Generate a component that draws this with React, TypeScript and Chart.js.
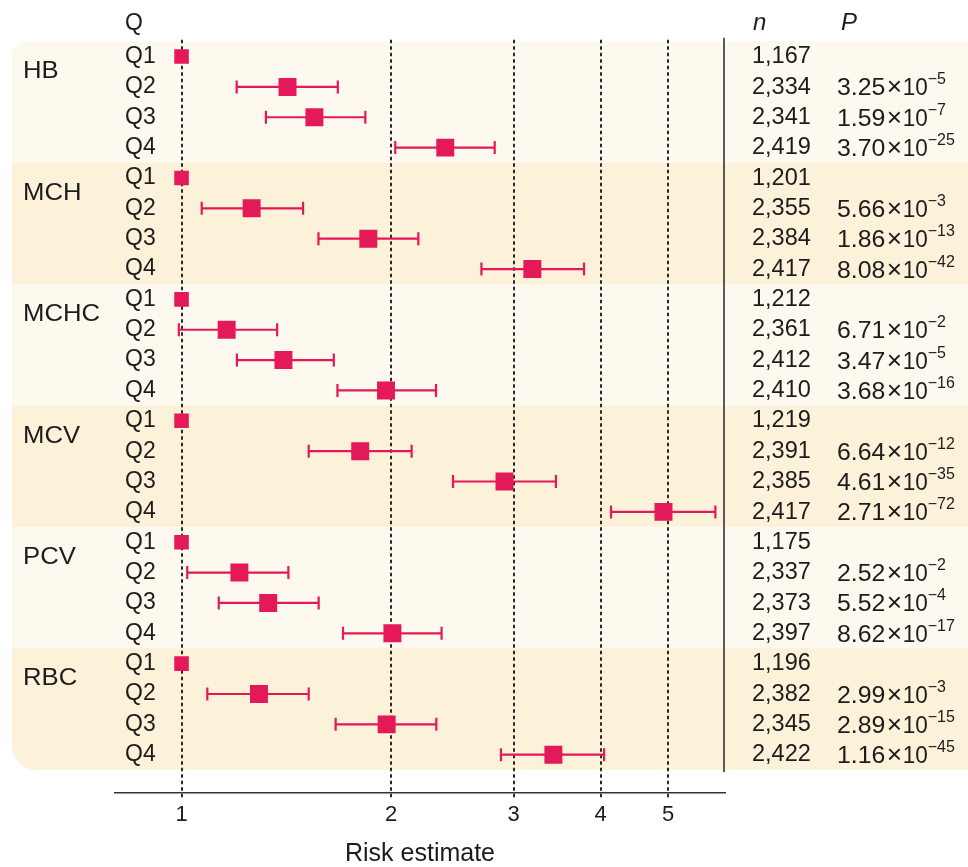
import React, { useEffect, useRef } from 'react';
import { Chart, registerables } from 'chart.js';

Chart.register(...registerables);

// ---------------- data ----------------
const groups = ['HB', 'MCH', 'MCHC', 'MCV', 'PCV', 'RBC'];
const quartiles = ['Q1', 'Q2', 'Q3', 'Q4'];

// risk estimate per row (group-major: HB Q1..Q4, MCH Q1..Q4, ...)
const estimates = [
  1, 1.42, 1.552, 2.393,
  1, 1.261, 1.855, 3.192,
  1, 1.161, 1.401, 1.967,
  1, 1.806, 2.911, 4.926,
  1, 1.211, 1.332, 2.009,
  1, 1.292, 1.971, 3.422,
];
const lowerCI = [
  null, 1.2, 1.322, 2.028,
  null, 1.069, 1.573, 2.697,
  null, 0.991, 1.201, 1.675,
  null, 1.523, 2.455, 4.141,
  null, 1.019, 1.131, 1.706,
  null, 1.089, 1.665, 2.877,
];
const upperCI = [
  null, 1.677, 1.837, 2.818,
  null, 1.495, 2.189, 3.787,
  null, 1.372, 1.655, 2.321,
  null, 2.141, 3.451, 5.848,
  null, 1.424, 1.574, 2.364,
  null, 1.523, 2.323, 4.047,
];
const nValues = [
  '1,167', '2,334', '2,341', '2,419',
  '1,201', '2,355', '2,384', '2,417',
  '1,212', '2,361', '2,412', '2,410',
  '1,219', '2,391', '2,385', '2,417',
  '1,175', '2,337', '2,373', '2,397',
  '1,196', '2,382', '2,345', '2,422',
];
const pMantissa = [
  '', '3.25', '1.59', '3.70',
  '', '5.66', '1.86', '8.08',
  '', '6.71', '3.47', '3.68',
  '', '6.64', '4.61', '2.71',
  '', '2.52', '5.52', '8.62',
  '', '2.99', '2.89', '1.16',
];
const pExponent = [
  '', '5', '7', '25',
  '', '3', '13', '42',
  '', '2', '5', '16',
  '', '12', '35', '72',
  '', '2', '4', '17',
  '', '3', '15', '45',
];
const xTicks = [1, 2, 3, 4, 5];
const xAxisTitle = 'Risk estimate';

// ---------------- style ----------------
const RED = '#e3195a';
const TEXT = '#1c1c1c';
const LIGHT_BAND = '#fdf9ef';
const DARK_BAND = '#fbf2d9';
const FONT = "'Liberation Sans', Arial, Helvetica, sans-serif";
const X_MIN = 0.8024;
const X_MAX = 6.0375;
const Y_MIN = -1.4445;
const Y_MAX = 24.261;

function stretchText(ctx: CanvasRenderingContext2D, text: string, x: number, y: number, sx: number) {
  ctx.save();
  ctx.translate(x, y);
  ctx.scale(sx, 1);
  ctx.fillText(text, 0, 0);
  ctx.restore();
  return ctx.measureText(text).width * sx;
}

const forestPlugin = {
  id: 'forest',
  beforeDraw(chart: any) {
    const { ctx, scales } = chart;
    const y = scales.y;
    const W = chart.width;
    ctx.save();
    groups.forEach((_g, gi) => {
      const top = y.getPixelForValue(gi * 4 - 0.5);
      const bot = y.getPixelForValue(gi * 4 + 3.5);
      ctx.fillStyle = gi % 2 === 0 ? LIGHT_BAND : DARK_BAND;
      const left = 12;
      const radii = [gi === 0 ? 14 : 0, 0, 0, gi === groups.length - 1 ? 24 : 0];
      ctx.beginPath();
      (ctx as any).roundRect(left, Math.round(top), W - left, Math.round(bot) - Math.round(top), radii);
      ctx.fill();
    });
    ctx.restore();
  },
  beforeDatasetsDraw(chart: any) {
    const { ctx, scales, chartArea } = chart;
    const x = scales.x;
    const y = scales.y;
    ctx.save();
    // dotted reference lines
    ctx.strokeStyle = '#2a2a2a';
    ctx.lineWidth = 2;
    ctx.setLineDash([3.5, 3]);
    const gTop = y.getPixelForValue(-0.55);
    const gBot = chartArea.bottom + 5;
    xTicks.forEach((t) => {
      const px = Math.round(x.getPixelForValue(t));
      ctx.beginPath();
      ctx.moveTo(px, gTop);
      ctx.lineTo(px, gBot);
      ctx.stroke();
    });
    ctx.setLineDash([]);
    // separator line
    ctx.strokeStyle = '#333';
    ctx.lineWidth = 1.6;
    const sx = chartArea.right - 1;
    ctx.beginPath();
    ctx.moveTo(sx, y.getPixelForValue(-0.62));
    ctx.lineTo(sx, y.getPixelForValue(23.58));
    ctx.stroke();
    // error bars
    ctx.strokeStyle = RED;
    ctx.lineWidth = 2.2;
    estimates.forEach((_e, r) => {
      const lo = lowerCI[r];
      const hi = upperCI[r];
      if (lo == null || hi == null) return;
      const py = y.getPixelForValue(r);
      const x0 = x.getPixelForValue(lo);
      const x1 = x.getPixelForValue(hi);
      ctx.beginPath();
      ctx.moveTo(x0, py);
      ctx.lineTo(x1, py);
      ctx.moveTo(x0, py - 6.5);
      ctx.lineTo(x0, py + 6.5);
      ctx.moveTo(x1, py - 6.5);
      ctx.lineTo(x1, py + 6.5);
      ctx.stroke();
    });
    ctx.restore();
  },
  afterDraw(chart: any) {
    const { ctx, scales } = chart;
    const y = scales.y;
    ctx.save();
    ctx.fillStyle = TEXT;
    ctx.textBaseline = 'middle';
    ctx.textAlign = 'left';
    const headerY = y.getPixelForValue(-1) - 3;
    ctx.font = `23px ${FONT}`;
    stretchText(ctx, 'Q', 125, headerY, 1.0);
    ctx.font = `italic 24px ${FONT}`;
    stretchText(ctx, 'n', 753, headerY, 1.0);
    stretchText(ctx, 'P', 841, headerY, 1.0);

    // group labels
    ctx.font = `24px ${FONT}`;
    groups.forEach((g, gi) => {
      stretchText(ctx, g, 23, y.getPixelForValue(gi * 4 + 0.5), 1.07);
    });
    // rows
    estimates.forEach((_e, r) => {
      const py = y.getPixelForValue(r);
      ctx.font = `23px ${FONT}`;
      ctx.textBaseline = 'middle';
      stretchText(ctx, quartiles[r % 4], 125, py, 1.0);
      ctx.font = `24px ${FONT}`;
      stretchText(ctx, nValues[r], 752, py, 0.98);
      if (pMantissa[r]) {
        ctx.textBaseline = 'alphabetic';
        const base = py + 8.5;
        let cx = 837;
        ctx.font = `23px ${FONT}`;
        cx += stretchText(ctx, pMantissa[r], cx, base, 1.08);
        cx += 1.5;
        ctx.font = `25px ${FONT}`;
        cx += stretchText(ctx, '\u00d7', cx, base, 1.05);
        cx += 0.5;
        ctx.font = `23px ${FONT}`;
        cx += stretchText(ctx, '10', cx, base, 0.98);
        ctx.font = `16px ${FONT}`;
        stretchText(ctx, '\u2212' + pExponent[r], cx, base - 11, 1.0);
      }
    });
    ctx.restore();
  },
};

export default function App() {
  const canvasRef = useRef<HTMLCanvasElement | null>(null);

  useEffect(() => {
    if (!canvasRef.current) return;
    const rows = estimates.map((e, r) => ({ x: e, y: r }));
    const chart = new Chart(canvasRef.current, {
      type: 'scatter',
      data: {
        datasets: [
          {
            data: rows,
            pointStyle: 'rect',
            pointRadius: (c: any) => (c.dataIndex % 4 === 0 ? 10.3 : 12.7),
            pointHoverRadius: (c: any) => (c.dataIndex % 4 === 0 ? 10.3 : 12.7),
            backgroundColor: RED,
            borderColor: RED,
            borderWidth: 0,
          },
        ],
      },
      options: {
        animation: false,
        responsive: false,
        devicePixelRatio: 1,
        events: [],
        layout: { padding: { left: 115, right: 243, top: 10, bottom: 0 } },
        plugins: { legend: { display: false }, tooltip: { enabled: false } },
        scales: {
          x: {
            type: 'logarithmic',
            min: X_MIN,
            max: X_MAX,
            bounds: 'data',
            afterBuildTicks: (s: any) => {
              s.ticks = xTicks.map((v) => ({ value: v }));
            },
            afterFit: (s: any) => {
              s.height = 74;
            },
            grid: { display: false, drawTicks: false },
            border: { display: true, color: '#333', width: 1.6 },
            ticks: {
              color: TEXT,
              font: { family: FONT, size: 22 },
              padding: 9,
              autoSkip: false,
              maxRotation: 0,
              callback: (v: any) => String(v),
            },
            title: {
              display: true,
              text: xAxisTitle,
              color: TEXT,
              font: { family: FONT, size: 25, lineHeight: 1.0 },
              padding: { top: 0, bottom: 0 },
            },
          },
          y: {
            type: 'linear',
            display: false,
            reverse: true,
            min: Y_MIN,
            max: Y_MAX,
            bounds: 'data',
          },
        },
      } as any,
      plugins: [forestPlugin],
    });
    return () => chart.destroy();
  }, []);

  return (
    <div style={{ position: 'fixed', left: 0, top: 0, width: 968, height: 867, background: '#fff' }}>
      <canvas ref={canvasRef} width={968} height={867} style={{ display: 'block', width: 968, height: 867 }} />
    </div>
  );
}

┄┄┄┄┄┄┄┄┄┄┄┄┄┄┄┄┄┄┄┄

## [What you are asked to do]
Extract the lines exactly, please: the first line of the listing, the line with "const quartiles = ['Q1', 'Q2', 'Q3', 'Q4'];", and every line between them, but no pictures.

## [Solution to this problem]
Generate a component that draws this with React, TypeScript and Chart.js.
import React, { useEffect, useRef } from 'react';
import { Chart, registerables } from 'chart.js';

Chart.register(...registerables);

// ---------------- data ----------------
const groups = ['HB', 'MCH', 'MCHC', 'MCV', 'PCV', 'RBC'];
const quartiles = ['Q1', 'Q2', 'Q3', 'Q4'];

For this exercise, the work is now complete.